Saturday 31 December 2011

My war of liberation


To achieve my liberation,  I had to deal with the habits of right wing thinking -- not mine, but those of my parents, particularly of my father.

The dynamics of this are extremely hard to understand.  This accounts for the fact that I didn't understand them for many years.  I always have the feeling that I've only just reached the precipice of understanding and that I've arrived breathlessly.

In short, it has to do with projective identification.   I come from a non-individualistic, layered society, where everybody had their place in the hierarchy.   What I couldn't have fathomed in my wildest dreams was that a lot of the solid feel of this society had to do with the capacity of those who wished to maintain a sense of a uniformity of characteristics to project their unwanted characteristics onto others.  A direct analogy is when somebody farts and blames it on the dog.   That was how my father's mind worked, anyway.   I'm not sure how far the phenomenon extended into the rest of society.

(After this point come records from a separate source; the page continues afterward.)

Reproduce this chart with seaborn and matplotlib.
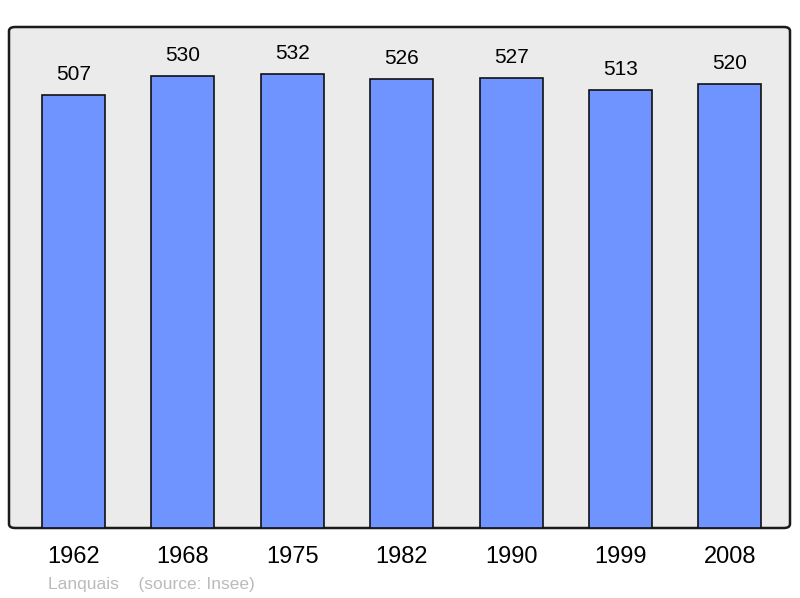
import pandas as pd
import matplotlib.pyplot as plt
import seaborn as sns
from matplotlib.patches import FancyBboxPatch

# Population data
years = ['1962', '1968', '1975', '1982', '1990', '1999', '2008']
population = [507, 530, 532, 526, 527, 513, 520]

df = pd.DataFrame({'year': years, 'pop': population})

sns.set_style('white')
plt.rcParams['font.family'] = ['Liberation Sans', 'DejaVu Sans']

fig = plt.figure(figsize=(8, 5.98), dpi=100)
ax = fig.add_axes([9 / 800, 1 - 528 / 598, 781 / 800, 501 / 598])
ax.set_facecolor('none')

# rounded grey frame
frame = FancyBboxPatch((0, 0), 1, 1, boxstyle='round,pad=0,rounding_size=0.008',
                       transform=ax.transAxes, facecolor='#ebebeb',
                       edgecolor='#1a1a1a', linewidth=1.8, zorder=0, clip_on=False)
ax.add_patch(frame)

sns.barplot(data=df, x='year', y='pop', order=years, color='#7094ff',
            saturation=1, width=0.576, edgecolor='#111111', linewidth=1.2, ax=ax, zorder=2)

for i, v in enumerate(population):
    ax.text(i, v + 13, str(v), ha='center', va='bottom', fontsize=15, color='black')

ax.set_xlim(-0.59, 6.55)
ax.set_ylim(0, 587)
for s in ax.spines.values():
    s.set_visible(False)
ax.set_yticks([])
ax.set_xlabel('')
ax.set_ylabel('')
ax.tick_params(axis='x', length=0, pad=13, labelsize=17, labelcolor='black')

fig.text(48 / 800, 1 - 584 / 598, 'Lanquais    (source: Insee)', color='#bbbbbb',
         fontsize=12.5, ha='left', va='center')

fig.savefig('out.png', dpi=100)
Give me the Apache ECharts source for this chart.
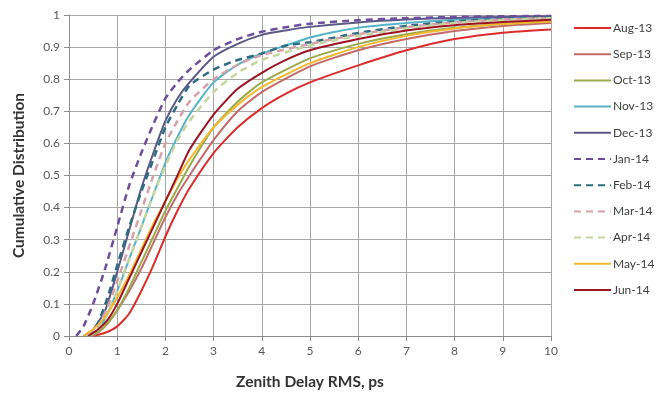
<!DOCTYPE html>
<html>
<head>
<meta charset="utf-8">
<script src="https://cdn.jsdelivr.net/npm/echarts@6/dist/echarts.min.js"></script>
<style>
  html, body { margin: 0; padding: 0; background: #fff; }
  #chart { width: 664px; height: 398px; }
</style>
</head>
<body>
<div id="chart"></div>
<script>
// months shown in the legend, in order
const months = ["Aug-13", "Sep-13", "Oct-13", "Nov-13", "Dec-13", "Jan-14",
  "Feb-14", "Mar-14", "Apr-14", "May-14", "Jun-14"];

// [rms ps, cumulative fraction]
const aug13 = [[0.5,0],[0.75,0.01],[1,0.03],[1.25,0.07],[1.5,0.14],[1.75,0.22],[2,0.31],[2.25,0.39],[2.5,0.46],[3,0.57],[3.5,0.65],[4,0.71],[4.5,0.755],[5,0.79],[6,0.843],[7,0.89],[8,0.925],[9,0.945],[10,0.955]];
const sep13 = [[0.5,0],[0.75,0.03],[1,0.08],[1.25,0.14],[1.5,0.21],[1.75,0.29],[2,0.37],[2.25,0.44],[2.5,0.5],[3,0.61],[3.5,0.7],[4,0.76],[5,0.84],[6,0.89],[7,0.925],[8,0.95],[9,0.966],[10,0.975]];
const oct13 = [[0.4,0],[0.6,0.01],[0.8,0.04],[1,0.08],[1.25,0.15],[1.5,0.23],[1.75,0.31],[2,0.39],[2.25,0.46],[2.5,0.53],[3,0.65],[3.5,0.73],[4,0.79],[5,0.865],[6,0.91],[7,0.94],[8,0.96],[9,0.972],[10,0.98]];
const nov13 = [[0.4,0],[0.6,0.02],[0.8,0.07],[1,0.14],[1.25,0.24],[1.5,0.34],[1.75,0.44],[2,0.54],[2.25,0.62],[2.5,0.69],[3,0.79],[3.5,0.845],[4,0.88],[4.5,0.905],[5,0.93],[6,0.96],[7,0.975],[8,0.985],[9,0.99],[10,0.994]];
const dec13 = [[0.3,0],[0.5,0.02],[0.75,0.08],[1,0.2],[1.25,0.33],[1.5,0.46],[1.75,0.57],[2,0.67],[2.25,0.74],[2.5,0.79],[3,0.87],[3.5,0.91],[4,0.938],[4.5,0.952],[5,0.963],[6,0.977],[7,0.986],[8,0.991],[9,0.994],[10,0.996]];
const jan14 = [[0.15,0],[0.3,0.03],[0.5,0.1],[0.75,0.21],[1,0.34],[1.25,0.47],[1.5,0.57],[1.75,0.66],[2,0.74],[2.25,0.79],[2.5,0.83],[3,0.89],[3.5,0.925],[4,0.948],[4.5,0.962],[5,0.973],[6,0.984],[7,0.99],[8,0.994],[9,0.996],[10,0.997]];
const feb14 = [[0.4,0],[0.6,0.04],[0.8,0.12],[1,0.22],[1.25,0.34],[1.5,0.45],[1.75,0.55],[2,0.65],[2.25,0.72],[2.5,0.78],[3,0.83],[3.5,0.86],[4,0.88],[4.5,0.905],[5,0.915],[6,0.944],[7,0.966],[8,0.98],[9,0.988],[10,0.993]];
const mar14 = [[0.4,0],[0.6,0.03],[0.8,0.09],[1,0.17],[1.25,0.28],[1.5,0.39],[1.75,0.5],[2,0.6],[2.25,0.67],[2.5,0.73],[3,0.8],[3.5,0.845],[4,0.875],[5,0.91],[6,0.94],[7,0.962],[8,0.977],[9,0.986],[10,0.99]];
const apr14 = [[0.4,0],[0.6,0.02],[0.8,0.07],[1,0.14],[1.25,0.24],[1.5,0.34],[1.75,0.44],[2,0.53],[2.25,0.61],[2.5,0.67],[3,0.76],[3.5,0.82],[4,0.86],[5,0.905],[6,0.935],[7,0.958],[8,0.975],[9,0.985],[10,0.99]];
const may14 = [[0.3,0],[0.5,0.02],[0.75,0.06],[1,0.12],[1.25,0.19],[1.5,0.27],[1.75,0.35],[2,0.42],[2.25,0.49],[2.5,0.55],[3,0.65],[3.5,0.72],[4,0.775],[5,0.85],[6,0.9],[7,0.935],[8,0.958],[9,0.972],[10,0.98]];
const jun14 = [[0.4,0],[0.6,0.02],[0.8,0.05],[1,0.1],[1.25,0.18],[1.5,0.26],[1.75,0.34],[2,0.42],[2.25,0.5],[2.5,0.58],[3,0.69],[3.5,0.77],[4,0.82],[4.5,0.86],[5,0.89],[6,0.925],[7,0.952],[8,0.968],[9,0.978],[10,0.985]];

const seriesData = [aug13, sep13, oct13, nov13, dec13, jan14, feb14, mar14, apr14, may14, jun14];

const lineColors = ["#dc2c2c", "#c46a6a", "#9aab4a", "#56b4c8", "#5b5888", "#6e4c9e",
  "#2d6d80", "#d4a0aa", "#c5d59e", "#f2b82e", "#9c1424"];
const dashed = [false, false, false, false, false, true, true, true, true, false, false];

const chart = echarts.init(document.getElementById("chart"), undefined, { renderer: "canvas" });

const font = "Lato, 'Open Sans', sans-serif";

const option = {
  backgroundColor: "#fff",
  animation: false,
  grid: { left: 69, right: 113, top: 15, bottom: 62 },
  legend: {
    orient: "vertical",
    left: 568,
    top: 17,
    itemWidth: 37,
    itemHeight: 14,
    itemGap: 14.2,
    data: months,
    itemStyle: { opacity: 0 },
    textStyle: { color: "#404040", fontSize: 12, fontFamily: font, padding: [0, 0, 0, -3] },
  },
  xAxis: {
    type: "value",
    min: 0,
    max: 10,
    interval: 1,
    name: "Zenith Delay RMS, ps",
    nameLocation: "middle",
    nameGap: 38,
    nameTextStyle: { color: "#333", fontSize: 15.5, fontWeight: "bold", fontFamily: font },
    axisLine: { show: true, lineStyle: { color: "#8c8c8c" } },
    axisTick: { show: true, length: 5, lineStyle: { color: "#8c8c8c" } },
    axisLabel: { color: "#595959", fontSize: 12, fontFamily: font, margin: 9 },
    splitLine: { show: true, lineStyle: { color: "#a6a6a6", width: 1 } },
  },
  yAxis: {
    type: "value",
    min: 0,
    max: 1,
    interval: 0.1,
    name: "Cumulative Distribution",
    nameLocation: "middle",
    nameGap: 42,
    nameTextStyle: { color: "#333", fontSize: 15.5, fontWeight: "bold", fontFamily: font },
    axisLine: { show: true, lineStyle: { color: "#8c8c8c" } },
    axisTick: { show: true, length: 5, lineStyle: { color: "#8c8c8c" } },
    axisLabel: { color: "#595959", fontSize: 12, fontFamily: font, margin: 9 },
    splitLine: { show: true, lineStyle: { color: "#a6a6a6", width: 1 } },
  },
  series: months.map((name, i) => ({
    name,
    type: "line",
    data: seriesData[i],
    showSymbol: false,
    symbol: "none",
    smooth: 0.2,
    color: lineColors[i],
    lineStyle: {
      color: lineColors[i],
      width: dashed[i] ? 2.5 : 2,
      type: dashed[i] ? [7, 5] : "solid",
    },
  })),
};

chart.setOption(option);
</script>
</body>
</html>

This was a country at civil war, where those who had black skin were given second class status.   The denial of their full humanity wasn't just formal, but had a psychological dimension.   There was a sado-masochistic dynamic, whereby the incapacity to demonstrate qualities of "civilization" was held over these black people as a reason to deny them liberation from inequality.   For instance, the authorities would act triumphantly if a word was used incorrectly because English was a second language.   This meant that a civilized mentality hadn't been attained yet and that a second class status was still necessary.

This describes the background to my own struggle -- for when we transferred to Australia from Zimbabwe, my father's mentality remained hierarchical and he looked around for a dog to blame his farts on.   He concluded that this person ought to be me -- and so began my battle for liberation where I demanded my full human status and he fought me all the way.

The aspects of his character that he tried to pass off onto me were defined in his mind as "feminine" characteristics.   He particularly tried to relate to his own emotions through me, by claiming I was experiencing very negative emotions and that I should speak to him about them.   By externalizing his confusion and distress and attributing them to another, he expected to be able to come to terms with them.

He used a lot of patriarchal reasoning to justify to himself and others why it was I who was experiencing these emotions and not he.  Many fell for his lies.  Even I wasn't sure, half the time, which of my problems were legitimately my own and which were his. Thus, my liberation as a human being has involved liberating myself from my father.




1 comment:

Jennifer Armstrong said...

Thanks Clarissa. It was nice to meet you this year. We have much in common. Take care and all the best for 2012.